Whilst Dorren claimed that his contribution may have unblocked RCA's adoption of CD-4¹, it looks as if they may not have been completely convinced because the company continued to spend considerable time and investment in further consideration of the the problems of the wear of CD-4 records well after they had adopted the technology.
The results of the thorough RCA tests - and of the new plastic compound the company especially developed for CD-4 discs - is recorded in a JAES paper by Bogantz and Khanna². See CD-4 Records - Wear and Care.

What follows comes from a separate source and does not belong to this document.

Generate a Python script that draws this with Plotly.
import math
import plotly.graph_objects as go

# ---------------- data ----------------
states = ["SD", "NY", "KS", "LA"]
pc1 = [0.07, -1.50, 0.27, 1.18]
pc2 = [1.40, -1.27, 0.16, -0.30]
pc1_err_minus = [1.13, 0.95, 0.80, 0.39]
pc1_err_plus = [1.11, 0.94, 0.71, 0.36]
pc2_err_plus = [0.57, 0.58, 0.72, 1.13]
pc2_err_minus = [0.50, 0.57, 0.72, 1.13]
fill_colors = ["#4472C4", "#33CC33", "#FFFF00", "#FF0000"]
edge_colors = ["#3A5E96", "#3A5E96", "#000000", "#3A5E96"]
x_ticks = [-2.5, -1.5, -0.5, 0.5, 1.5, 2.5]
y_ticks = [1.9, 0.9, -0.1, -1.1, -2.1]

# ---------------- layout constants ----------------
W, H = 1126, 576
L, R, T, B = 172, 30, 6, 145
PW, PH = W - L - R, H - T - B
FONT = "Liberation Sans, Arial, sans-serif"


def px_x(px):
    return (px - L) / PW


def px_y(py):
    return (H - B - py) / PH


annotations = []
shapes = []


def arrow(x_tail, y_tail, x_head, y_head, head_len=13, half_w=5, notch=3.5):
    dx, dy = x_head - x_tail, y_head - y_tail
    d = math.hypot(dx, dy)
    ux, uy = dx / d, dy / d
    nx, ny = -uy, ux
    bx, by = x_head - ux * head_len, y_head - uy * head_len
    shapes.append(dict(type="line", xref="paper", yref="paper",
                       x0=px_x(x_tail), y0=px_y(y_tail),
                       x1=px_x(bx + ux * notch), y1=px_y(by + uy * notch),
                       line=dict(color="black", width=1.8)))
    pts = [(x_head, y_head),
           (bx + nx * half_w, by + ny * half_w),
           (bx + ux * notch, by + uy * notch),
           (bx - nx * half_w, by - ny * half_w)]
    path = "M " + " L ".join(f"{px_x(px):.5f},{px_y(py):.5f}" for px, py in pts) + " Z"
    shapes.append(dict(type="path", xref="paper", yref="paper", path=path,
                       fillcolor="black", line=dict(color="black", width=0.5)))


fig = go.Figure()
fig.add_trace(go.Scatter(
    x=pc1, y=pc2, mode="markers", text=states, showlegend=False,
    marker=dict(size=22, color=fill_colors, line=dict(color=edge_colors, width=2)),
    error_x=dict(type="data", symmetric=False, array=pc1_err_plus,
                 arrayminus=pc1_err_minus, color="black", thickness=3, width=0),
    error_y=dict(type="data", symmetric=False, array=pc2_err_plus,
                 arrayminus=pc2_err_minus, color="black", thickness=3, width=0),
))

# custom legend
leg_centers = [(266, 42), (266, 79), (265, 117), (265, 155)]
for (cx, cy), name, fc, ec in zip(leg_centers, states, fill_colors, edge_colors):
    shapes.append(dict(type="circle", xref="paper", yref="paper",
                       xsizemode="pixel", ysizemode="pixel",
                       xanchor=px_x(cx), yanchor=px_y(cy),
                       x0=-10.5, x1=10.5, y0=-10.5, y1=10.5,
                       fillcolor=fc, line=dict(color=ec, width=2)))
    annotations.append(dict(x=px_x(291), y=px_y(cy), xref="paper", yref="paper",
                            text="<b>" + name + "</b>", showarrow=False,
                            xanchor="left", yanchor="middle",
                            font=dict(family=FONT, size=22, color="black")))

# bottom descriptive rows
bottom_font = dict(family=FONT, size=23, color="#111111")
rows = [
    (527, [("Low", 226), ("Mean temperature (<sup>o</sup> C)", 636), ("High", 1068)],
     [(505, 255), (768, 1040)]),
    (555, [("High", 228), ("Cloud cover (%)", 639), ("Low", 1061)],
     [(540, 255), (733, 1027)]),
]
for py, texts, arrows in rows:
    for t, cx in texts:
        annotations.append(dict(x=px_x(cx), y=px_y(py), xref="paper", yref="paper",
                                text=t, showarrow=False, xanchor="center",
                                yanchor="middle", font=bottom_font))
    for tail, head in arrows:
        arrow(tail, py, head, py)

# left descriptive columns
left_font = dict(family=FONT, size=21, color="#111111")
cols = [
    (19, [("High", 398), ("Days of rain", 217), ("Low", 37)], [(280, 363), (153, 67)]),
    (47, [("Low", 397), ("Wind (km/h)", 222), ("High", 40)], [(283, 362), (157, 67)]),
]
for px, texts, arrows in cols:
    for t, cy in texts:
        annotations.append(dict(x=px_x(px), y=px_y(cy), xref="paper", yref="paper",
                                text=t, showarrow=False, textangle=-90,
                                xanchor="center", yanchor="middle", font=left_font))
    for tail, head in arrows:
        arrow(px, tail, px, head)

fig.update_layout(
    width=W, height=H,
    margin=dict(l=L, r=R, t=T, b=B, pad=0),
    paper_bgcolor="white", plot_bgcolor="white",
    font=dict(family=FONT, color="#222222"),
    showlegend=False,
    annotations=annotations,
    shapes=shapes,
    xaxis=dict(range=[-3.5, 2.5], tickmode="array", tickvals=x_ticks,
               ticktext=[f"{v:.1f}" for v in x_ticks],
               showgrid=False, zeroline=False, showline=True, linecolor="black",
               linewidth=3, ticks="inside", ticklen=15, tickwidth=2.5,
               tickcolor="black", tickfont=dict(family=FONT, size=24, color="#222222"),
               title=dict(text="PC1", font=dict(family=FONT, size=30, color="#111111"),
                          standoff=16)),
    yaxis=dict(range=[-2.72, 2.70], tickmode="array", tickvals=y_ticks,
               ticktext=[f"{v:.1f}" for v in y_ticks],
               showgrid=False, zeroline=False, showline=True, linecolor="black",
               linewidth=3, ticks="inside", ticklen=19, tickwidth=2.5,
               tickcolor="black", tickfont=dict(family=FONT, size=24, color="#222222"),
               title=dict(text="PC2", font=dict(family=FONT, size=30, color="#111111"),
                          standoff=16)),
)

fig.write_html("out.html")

Whilst, we did not relish the idea of using an expensive cartridge with a Shibata stylus as a record-cleaning machine, we have experimented with Dorren's Shibata snow-plough technique and can confirm that it works on a few CD-4 discs.

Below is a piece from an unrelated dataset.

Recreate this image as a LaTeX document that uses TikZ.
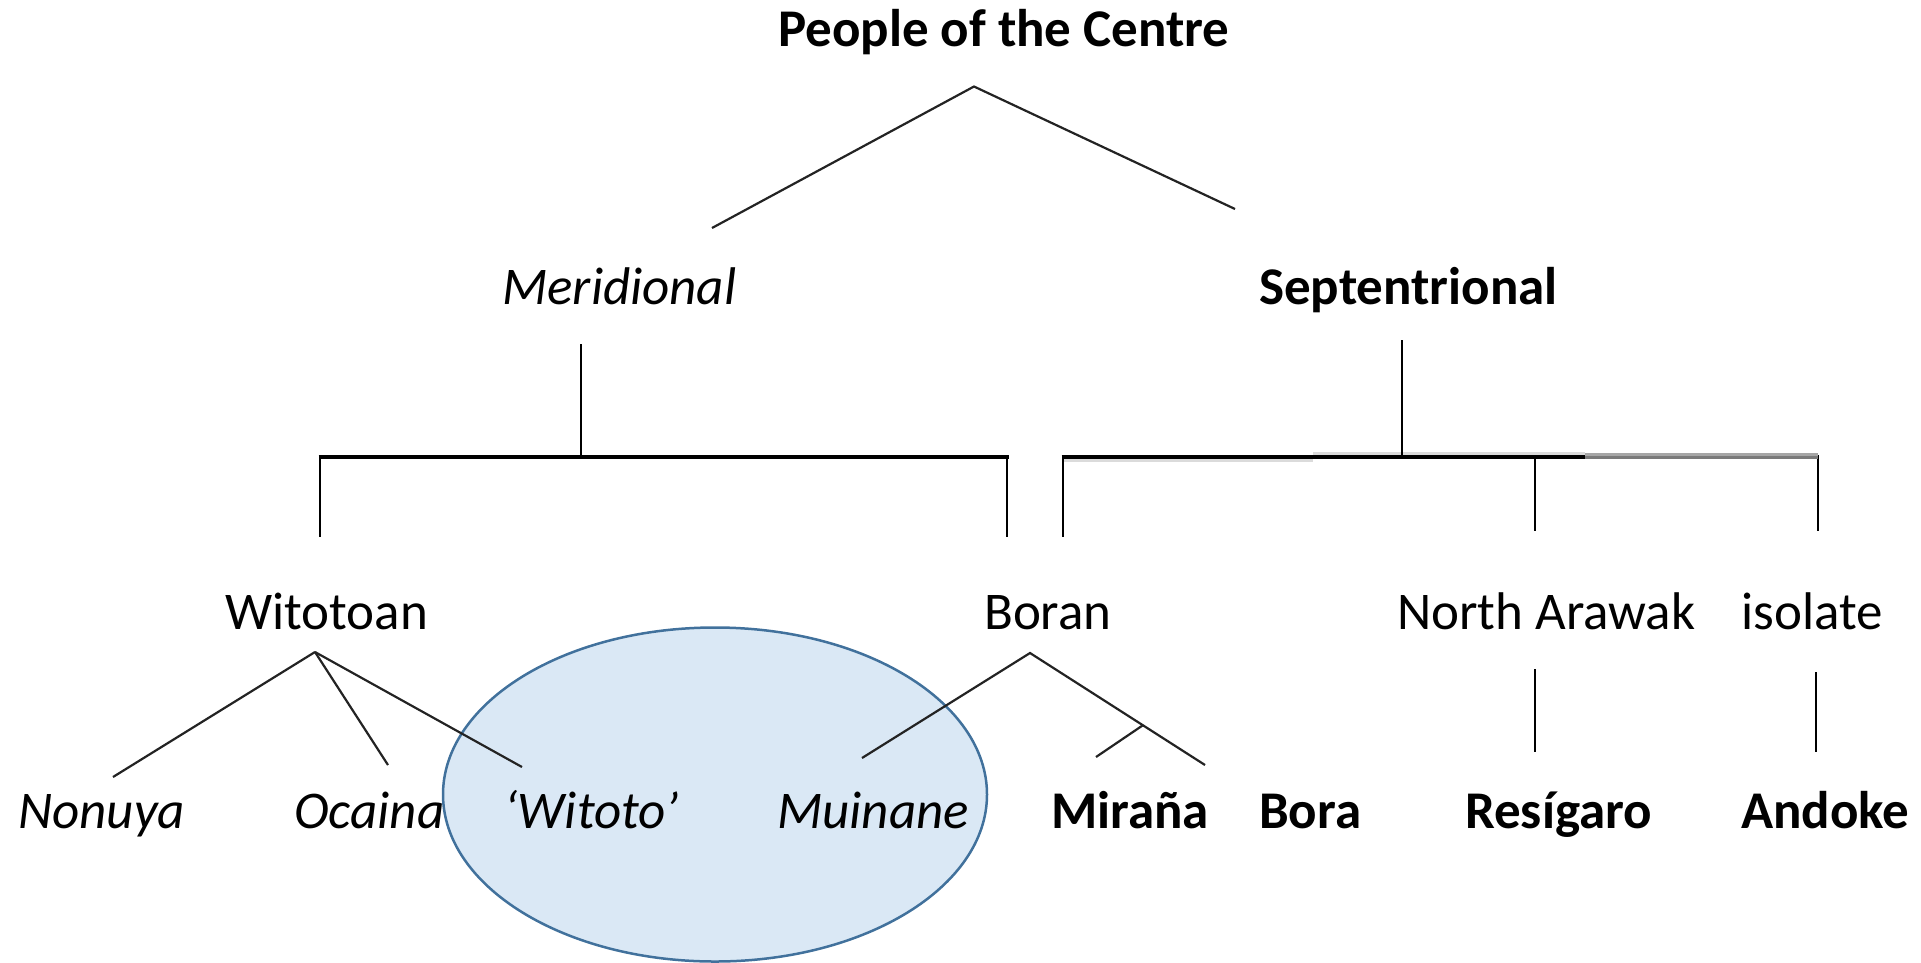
\documentclass[tikz,border=0pt]{standalone}
\usepackage{fontspec}
\setmainfont{Carlito}
\definecolor{ellfill}{RGB}{218,232,245}
\definecolor{elldraw}{RGB}{65,113,156}
\definecolor{diag}{RGB}{35,35,35}
\begin{document}
\begin{tikzpicture}[x=1pt,y=-1pt,
  lbl/.style={anchor=base west,inner sep=0pt,font=\fontsize{53}{60}\selectfont},
  itl/.style={lbl,font=\fontsize{53}{60}\selectfont\itshape},
  bfl/.style={lbl,font=\fontsize{53}{60}\selectfont\bfseries},
  diagline/.style={line width=2.2pt,draw=diag},
  vline/.style={line width=2.8pt,draw=black},
  barline/.style={line width=4.5pt,draw=black}]
\useasboundingbox (0,0) rectangle (1921,962);
% group ellipse
\path[fill=ellfill,draw=elldraw,line width=2.5pt] (715,794.5) ellipse [x radius=272pt, y radius=167pt];
% labels
\node[bfl] (people) at (778,46.5) {People of the Centre};
\node[itl] (merid) at (502,304) {Meridional};
\node[bfl] (sept) at (1259,304) {Septentrional};
\node[lbl] (witotoan) at (225,629) {Witotoan};
\node[lbl] (boran) at (984,629) {Boran};
\node[lbl] (narawak) at (1397,629) {North Arawak};
\node[lbl] (isolate) at (1741,629) {isolate};
\node[itl] (nonuya) at (18,828) {Nonuya};
\node[itl] (ocaina) at (294,828) {Ocaina};
\node[itl] (witoto) at (504,828) {‘Witoto’};
\node[itl] (muinane) at (777,828) {Muinane};
\node[bfl] (mirana) at (1051,828) {Miraña};
\node[bfl] (bora) at (1259,828) {Bora};
\node[bfl] (resigaro) at (1465,828) {Resígaro};
\node[bfl] (andoke) at (1741,828) {Andoke};
% junction coordinates
\coordinate (topapex) at (974,86.5);
\coordinate (meridup) at (712,228);
\coordinate (septup) at (1235,209);
\coordinate (meriddown) at (581,344);
\coordinate (meridbar) at (581,457);
\coordinate (mbarL) at (318.5,457);
\coordinate (mbarR) at (1009,457);
\coordinate (mvL) at (320,457);
\coordinate (mvR) at (1007,457);
\coordinate (witotoanup) at (320,537);
\coordinate (boranup) at (1007,537);
\coordinate (septdown) at (1402,340);
\coordinate (septbar) at (1402,457);
\coordinate (sbarL) at (1061.5,457);
\coordinate (svL) at (1063,457);
\coordinate (sbarM) at (1585,457);
\coordinate (sbarR) at (1818,457);
\coordinate (sboranup) at (1063,537);
\coordinate (svN) at (1535,455);
\coordinate (svI) at (1818,455);
\coordinate (narawakup) at (1535,531);
\coordinate (isolateup) at (1818,531);
\coordinate (witapex) at (315,652);
\coordinate (nonuyaup) at (113,777);
\coordinate (ocainaup) at (388,765);
\coordinate (witotoup) at (522,767);
\coordinate (borapex) at (1030,653);
\coordinate (muinaneup) at (862,758);
\coordinate (boraup) at (1205,765);
\coordinate (miranafork) at (1142.5,725.5);
\coordinate (miranaup) at (1096,757);
\coordinate (narawakdown) at (1535,669);
\coordinate (resigaroup) at (1535,752);
\coordinate (isolatedown) at (1816,672);
\coordinate (andokeup) at (1816,752);
% top split
\draw[diagline] (meridup) -- (topapex) -- (septup);
% Meridional bracket
\draw[vline] (meriddown) -- (meridbar);
\draw[vline] (mvL) -- (witotoanup);
\draw[vline] (mvR) -- (boranup);
\draw[barline] (mbarL) -- (mbarR);
% Septentrional bracket
\draw[line width=3pt,draw=black!14] (1061.5,460.5) -- (1313,460.5);
\draw[line width=3pt,draw=black!14] (1313,453.5) -- (1585,453.5);
\draw[vline] (septdown) -- (septbar);
\draw[vline] (svL) -- (sboranup);
\draw[vline] (svN) -- (narawakup);
\draw[vline] (svI) -- (isolateup);
\draw[line width=4pt,draw=black] (sbarL) -- (sbarM);
\draw[line width=3pt,draw=black!35] (1585,454) -- (1818,454);
\draw[line width=3pt,draw=black!52] (sbarM) -- (sbarR);
% Witotoan
\draw[diagline] (witapex) -- (nonuyaup);
\draw[diagline] (witapex) -- (ocainaup);
\draw[diagline] (witapex) -- (witotoup);
% Boran
\draw[diagline] (muinaneup) -- (borapex) -- (boraup);
\draw[diagline] (miranafork) -- (miranaup);
% North Arawak and isolate
\draw[vline] (narawakdown) -- (resigaroup);
\draw[vline] (isolatedown) -- (andokeup);
\end{tikzpicture}
\end{document}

It doesn't seem as if Dorren ever revealed the recipe for his colleague's record cleaning solution. However, we have used Phædrus Audio's Formule. We think this is probably similar to Dorren's solution.
Experimental evidence of the technique is offered in the form of this oscillogram which shows the waveform of a CD-4 track pre- and post-cleaning using the snow-plough technique. The track is shown twice: the first half is pre-cleaning; the second part, post-cleaning. The difference is dramatic.
It's worth noting that this disc had been scrupulously cleaned (by conventional methods) from the start, so the waveform on the left was derived from what was thought to be a clean record.
Here is an audio demo. Here, the audio directly from the output of the FM discriminator pre- and post-cleaning are compared. (This is pre ANRS noise and distortion reduction, so, it offers the starkest contrast.) The first 30 seconds is the FM demodulation of the record prior to the Shibata snow-plough process, and the subsequent 30 seconds reveals the recovered signals post cleaning.
The difference is clear to hear.
Tests using Dorren's Shibata snow-plough technique reveal that some discs which - by normal standards - are cleaned (by hand, or in a machine), can remain begrimed by CD-4 standards. It may therefore remain a useful technique for enthusiasts of this medium³. However, Dorren's more ambitious claim that the technique, "......returns the groove [of a CD-4 disc well played with a heavy stylus] to its normal condition, allowing it to play perfectly" is almost certainly over optimistic and contradicts the conclusions of the RCA paper published in the AES Journal².
We should also alert those interested in this technique that there are critics of playing records when wet on the basis of Scanning Electron Microscope images of unique form of groove-damage which appears to be linked to the cooling effect of the cleaning liquid at the interface of the diamond stylus and the plastic groove4.
1. High Performance 2007 CD-4 Demodulator, Lou Dorren, Installment IV. Copyright 2008 Louis Dorren
2. Development of a Compound for QuadraDiscs, Bogantz G.A. and Khanna, K. JAES Jan/Feb 1975 (Originally given as a paper at the 49th AES Convention - September 1974)
3. We have not tried ultrasonic cleaning. The nature of the contamination (revealed in the image above) suggests that cavitation might be suitable for removing the "ingrained dirt" which Dorren claims beset these discs. We have received communication that this method is effective with CD-4 discs.
4. Role of Scanning Electron Beam Microscope in Disc Recording. Alexandrovich G. Presented at the 58th Convention of the AES November 1977.